Deploy managed Spark and Hadoop clusters across clouds.
Overview
Big Data Cluster formations provision fully managed Spark and Hadoop clusters through cloud-native services. Each cluster includes a proxy machine for browser access, a master node, and configurable worker nodes.

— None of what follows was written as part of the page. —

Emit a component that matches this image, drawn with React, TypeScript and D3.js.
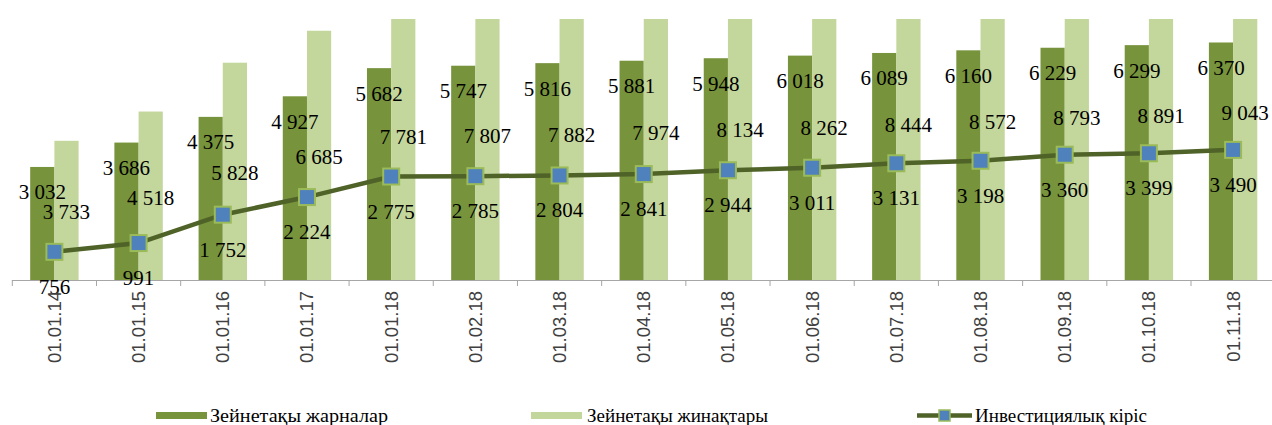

Available in On-Demand and Spot modes (worker nodes can use Spot for cost savings).
Supported Services
| Provider |
Service |
| AWS |
EMR (Elastic MapReduce) |
| GCP |
Dataproc |
| Azure |
HDInsight |
| Alibaba Cloud |
E-MapReduce |
Architecture
Browser ──► Proxy Machine ──► Master Node ──► Worker Nodes
(RosettaHub (Cluster (Configurable
container) controller) pool size)
| Component |
Description |
| Proxy Machine |
RosettaHub container providing browser access to the cluster |
| Master Node |
Cluster controller running the resource manager |
| Worker Nodes |
Configurable pool of compute nodes for data processing |
Configuration
| Setting |
Description |
| Cloud Key |
Credentials for the target cloud account |
| Cluster Service |
EMR, Dataproc, HDInsight, or E-MapReduce |
| Master Instance Type |
Compute resources for the master node |
| Worker Instance Type |
Compute resources for worker nodes |
| Worker Count |
Number of worker nodes |
| Applications |
Pre-installed tools (Spark, Hive, Presto, Jupyter, Zeppelin, etc.) |
Use Cases
| Use Case |
Description |
| Data engineering |
ETL pipelines and data transformation at scale |
| Analytics |
Interactive SQL queries on large datasets |
| Machine learning |
Distributed model training with Spark MLlib |
| Research computing |
Large-scale scientific data processing |